If if seems I am drawing the distinction between political resistance and civic renewal too starkly, it is to counteract the prevailing tendency to gloss over and diminish it.
That said, there are some instances where the work of civic renewal might support resistance without being subsumed or distorted by it. For example, a community organizer at the conference who works with religious groups told me of one such approach. Members of congregations he supports have realized that some of their brothers and sisters are vulnerable to the reinvigorated enforcement of immigration laws. They have decided that anyone who has to go to an immigration hearing will be accompanied by another member of their church, both to be a witness and serve as a source of strength for them. “Nobody goes alone” is their mantra. This will help build community and solidarity, keep the federal agents more accountable, and raise awareness of the effects of the Administration’s harder line policies.
I can also see the the work of resistance and civic renewal potentially being combined in granular, bottom-up, locally-attuned political organizing in more conservative and purple places and districts. This is what enabled Democrats to take back the House of Representatives in 2018, rebooting the resistance to an unbound executive in the institution where it is most efficacious, i.e., Congress. But national resistance groups and their funders cannot readily contribute to this push. Indeed, they tend to get in the way of it. (If you'd like to learn more about these dynamics, read Theda Skocpol’s recent short post here and her deeper dives with co-authors Caroline Tervo and Lara Putnam.) I note the nuances of these two exceptions because they prove the rule.

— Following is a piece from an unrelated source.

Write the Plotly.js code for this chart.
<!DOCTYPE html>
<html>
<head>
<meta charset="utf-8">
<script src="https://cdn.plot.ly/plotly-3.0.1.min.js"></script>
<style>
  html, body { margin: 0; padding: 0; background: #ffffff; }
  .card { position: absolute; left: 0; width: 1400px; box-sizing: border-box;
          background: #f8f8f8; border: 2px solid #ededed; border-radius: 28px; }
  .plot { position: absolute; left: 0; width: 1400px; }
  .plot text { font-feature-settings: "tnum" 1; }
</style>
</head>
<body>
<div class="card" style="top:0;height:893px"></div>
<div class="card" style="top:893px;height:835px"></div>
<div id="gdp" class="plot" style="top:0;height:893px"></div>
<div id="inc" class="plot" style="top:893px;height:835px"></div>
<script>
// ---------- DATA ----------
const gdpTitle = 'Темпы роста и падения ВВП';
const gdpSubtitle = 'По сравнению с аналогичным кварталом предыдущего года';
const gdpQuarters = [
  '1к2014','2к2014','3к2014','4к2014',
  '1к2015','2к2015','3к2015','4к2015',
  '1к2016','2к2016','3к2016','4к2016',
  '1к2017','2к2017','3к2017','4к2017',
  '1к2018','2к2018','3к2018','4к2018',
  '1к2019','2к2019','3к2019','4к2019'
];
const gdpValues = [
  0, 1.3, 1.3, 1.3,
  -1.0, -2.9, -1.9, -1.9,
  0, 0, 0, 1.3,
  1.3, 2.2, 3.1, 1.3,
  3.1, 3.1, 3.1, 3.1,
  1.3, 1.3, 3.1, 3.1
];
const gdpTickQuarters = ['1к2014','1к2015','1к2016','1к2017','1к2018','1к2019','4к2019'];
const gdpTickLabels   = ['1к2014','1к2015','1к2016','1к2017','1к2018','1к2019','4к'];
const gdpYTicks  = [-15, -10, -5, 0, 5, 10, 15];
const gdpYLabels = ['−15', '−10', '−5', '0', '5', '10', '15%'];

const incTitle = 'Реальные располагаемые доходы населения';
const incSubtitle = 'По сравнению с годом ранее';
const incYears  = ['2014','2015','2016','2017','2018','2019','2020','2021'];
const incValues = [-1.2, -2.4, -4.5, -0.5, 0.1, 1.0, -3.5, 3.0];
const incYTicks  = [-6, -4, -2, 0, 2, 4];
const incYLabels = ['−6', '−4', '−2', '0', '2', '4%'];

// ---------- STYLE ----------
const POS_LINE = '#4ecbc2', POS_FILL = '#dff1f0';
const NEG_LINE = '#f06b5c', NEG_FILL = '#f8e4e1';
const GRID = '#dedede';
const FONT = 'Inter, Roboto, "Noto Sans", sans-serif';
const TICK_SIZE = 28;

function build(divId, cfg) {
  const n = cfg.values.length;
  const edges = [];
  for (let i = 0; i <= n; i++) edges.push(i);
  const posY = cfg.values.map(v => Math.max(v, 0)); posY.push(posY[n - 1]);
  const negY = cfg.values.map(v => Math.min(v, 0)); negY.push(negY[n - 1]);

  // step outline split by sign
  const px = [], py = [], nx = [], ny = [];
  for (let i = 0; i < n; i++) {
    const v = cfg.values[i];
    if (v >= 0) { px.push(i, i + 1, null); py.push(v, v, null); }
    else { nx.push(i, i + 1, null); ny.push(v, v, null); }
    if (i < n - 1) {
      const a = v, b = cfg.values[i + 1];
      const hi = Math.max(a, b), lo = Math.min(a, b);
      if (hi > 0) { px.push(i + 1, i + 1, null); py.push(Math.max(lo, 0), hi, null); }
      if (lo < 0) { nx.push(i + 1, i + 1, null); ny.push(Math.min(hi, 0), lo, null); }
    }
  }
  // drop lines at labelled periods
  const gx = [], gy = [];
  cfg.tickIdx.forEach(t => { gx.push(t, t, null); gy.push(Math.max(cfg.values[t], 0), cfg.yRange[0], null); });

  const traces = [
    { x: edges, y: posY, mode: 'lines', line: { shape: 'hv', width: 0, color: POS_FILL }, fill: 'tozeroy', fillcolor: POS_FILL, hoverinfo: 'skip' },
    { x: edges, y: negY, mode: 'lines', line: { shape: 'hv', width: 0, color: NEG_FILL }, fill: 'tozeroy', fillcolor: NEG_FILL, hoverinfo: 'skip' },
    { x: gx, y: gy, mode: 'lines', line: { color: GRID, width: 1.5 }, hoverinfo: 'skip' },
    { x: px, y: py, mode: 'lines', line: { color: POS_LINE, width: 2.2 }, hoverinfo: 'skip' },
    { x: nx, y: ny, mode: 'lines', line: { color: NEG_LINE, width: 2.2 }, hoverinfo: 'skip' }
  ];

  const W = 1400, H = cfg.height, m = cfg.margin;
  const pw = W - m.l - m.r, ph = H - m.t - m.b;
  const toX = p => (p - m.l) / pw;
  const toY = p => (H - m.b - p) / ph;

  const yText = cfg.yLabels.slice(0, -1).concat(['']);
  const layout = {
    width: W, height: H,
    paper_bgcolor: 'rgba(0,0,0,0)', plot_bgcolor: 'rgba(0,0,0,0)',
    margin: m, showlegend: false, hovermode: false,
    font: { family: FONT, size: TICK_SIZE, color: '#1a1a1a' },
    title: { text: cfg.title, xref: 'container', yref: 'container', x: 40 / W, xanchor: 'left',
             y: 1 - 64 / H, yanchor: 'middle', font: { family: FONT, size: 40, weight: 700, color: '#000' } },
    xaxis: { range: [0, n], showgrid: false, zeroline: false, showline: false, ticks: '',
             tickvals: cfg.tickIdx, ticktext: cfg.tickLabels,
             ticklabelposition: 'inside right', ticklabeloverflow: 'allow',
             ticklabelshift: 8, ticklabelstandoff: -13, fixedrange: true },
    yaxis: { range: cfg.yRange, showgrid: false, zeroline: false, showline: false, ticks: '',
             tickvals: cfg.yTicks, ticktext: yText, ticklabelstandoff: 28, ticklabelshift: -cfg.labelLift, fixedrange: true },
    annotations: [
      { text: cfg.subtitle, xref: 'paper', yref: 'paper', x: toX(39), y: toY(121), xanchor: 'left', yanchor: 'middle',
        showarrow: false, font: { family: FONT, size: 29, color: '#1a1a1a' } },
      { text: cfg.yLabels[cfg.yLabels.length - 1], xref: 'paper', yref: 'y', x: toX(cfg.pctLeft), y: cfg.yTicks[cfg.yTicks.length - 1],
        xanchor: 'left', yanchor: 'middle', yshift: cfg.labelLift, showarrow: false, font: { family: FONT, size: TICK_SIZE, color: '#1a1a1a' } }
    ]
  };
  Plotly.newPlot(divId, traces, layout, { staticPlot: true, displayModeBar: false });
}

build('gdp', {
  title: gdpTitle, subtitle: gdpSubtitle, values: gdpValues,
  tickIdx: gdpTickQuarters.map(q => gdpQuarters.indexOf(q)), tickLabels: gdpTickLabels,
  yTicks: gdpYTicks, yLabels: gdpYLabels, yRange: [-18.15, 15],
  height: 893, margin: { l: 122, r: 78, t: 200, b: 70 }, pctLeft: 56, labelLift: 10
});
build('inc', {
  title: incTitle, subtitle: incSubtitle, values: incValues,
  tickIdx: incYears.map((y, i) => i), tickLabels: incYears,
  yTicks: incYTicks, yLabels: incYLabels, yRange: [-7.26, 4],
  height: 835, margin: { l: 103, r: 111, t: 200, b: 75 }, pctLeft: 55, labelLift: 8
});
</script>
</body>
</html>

3) Maybe we shouldn’t think of “Pluralism” as a field after all!
A wise friend with deep global experience in helping create the peace building field offered this provocation: don’t call pluralism a field. This really hit home, not least because I was part of the team that first introduced pluralism as a term of art to capture and convey what we were doing. Our provocateur noted that, based on her experience, as soon as you call something a field, you start to adopt insider jargon and pre-occupations, work to include some actors and exclude others, and become vulnerable to the blindspots and biases that take root in a like-minded group.
Instead, she proposed that we consider unbundling the field of pluralism. I envisioned what she was talking about as a more loosely held network of networks. The interlaced elements would form a constellation of different people and groups supporting the work of bridging, belonging, welcoming, peace building, interfaith dialogue, social cohesion, national service, local journalism, community organizing, story telling, civil discourse, civic education, citizens’ assemblies, etc.
This network of networks would be highly permeable and include more people and associations who practice pluralism in different ways, toward different ends. It would encompass a much larger set of potential allies and fewer assumed enemies. Paradoxically, by envisioning pluralism not as a field but as a way of being in the world, we might increase our influence and extend more compelling invitations for others to join us. Put differently, maybe it is time to pluralize pluralism!